Local strategists pointed to a broader appetite for anti-establishment candidates as a factor in these wins. “There’s dissatisfaction with the establishment,” Mustafa Rashed said, adding, “[Voters] want someone different and if you can unapologetically present yourself as an outsider, as someone that’s going to give you a different outcome, I think people will be receptive to that message and respond to it. And I think that’s what happened.” That kind of sentiment helps explain why fringe and insurgent campaigns can sometimes outperform expectations in low-turnout primaries.

Allies of these insurgent candidates see a potential realignment aimed at working-class voters and disaffected constituencies. “What this means is that there’s potential for a new working-class alignment of voters… [who are] saying the same thing to the political establishment and the political machine in both the Republican and Democratic Party,” Maurice Mitchell said, framing the victories as part of a bigger shift. Those arguments appeal to voters who feel left behind by both parties, but they also risk alienating the swing and suburban voters who decide general elections.
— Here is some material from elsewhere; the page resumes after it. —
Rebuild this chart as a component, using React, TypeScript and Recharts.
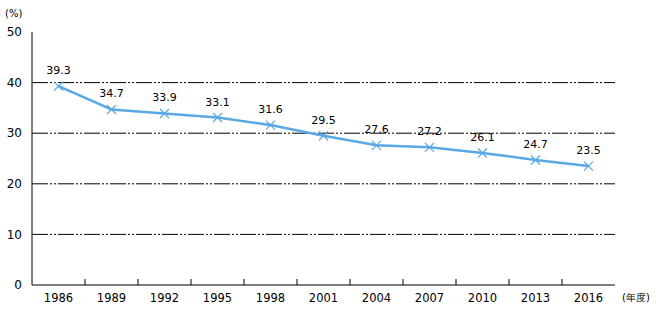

Party leaders pushed back with a familiar playbook focused on electability and message discipline following the primaries. A long-delayed postmortem commissioned by the party warned about the hazards of nominating candidates whose positions can be framed as extreme by opponents in tight races. The review urged a renewed focus on outreach to Middle America, working-class communities, and other voter blocs that helped win past elections for the party.

“Socialism is ascendant in today’s Democratic Party, and it’s influencing and shaping the primary election contests in a way that potentially spells doom for the party in general elections,” GOP strategist Collin Reed said, summing up the conservative take: primary activists are picking fights that could cost seats. Republicans see an opening to nationalize victories like these as evidence that Democrats are handing them political ammunition in competitive districts.

The current moment recalls the Tea Party insurgency a decade ago, when intra-party fights reshaped the Republican bench and forced a course correction. “As someone who’s old enough to have lived through the 2010 and 2012 cycles, when Republicans had a similar challenge in nominating and choosing candidates who could win general elections, it’s ironic to see the shoe now on the other foot,” Reed added, pointing to the cyclical nature of intraparty schisms. Party survival often demands balancing passion with pragmatism.

Even prominent figures on the left have counseled restraint and a focus on winnable races, warning against endless internal quarrels. “I think it’s going to require a little bit less navel-gazing and a little less whining and being in fetal positions. And it’s going to require Democrats to just toughen up,” Barack Obama said, urging the party to prioritize candidates who can actually win. “Stop looking for the quick fix,” he added. “Stop looking for the messiah. You have great candidates running races right now. Support those candidates.”

Still, activists and younger progressives see proof of concept in recent wins and are trying to translate local energy into a national trend. “Philly progressives don’t want to waste the momentum they’re seeing in Maine, Texas and Michigan on another establishment candidate,” Ryan Birchmeier said, capturing the impulse to strike while the iron is hot. The question for Democrats is whether that momentum can be broadened without costing competitive seats.

Candidates themselves are leaning into that narrative, arguing voters are reacting not to traditional party labels but to a rejection of politics-as-usual. The winning candidate in Pennsylvania suggested the mood on the ground was driven less by loyalty to the party and more by “opposition to extremism” and “anti-establishment fervor.” That framing helps explain both the appeal and the vulnerability of insurgent nominees as they prepare for the broader electorate.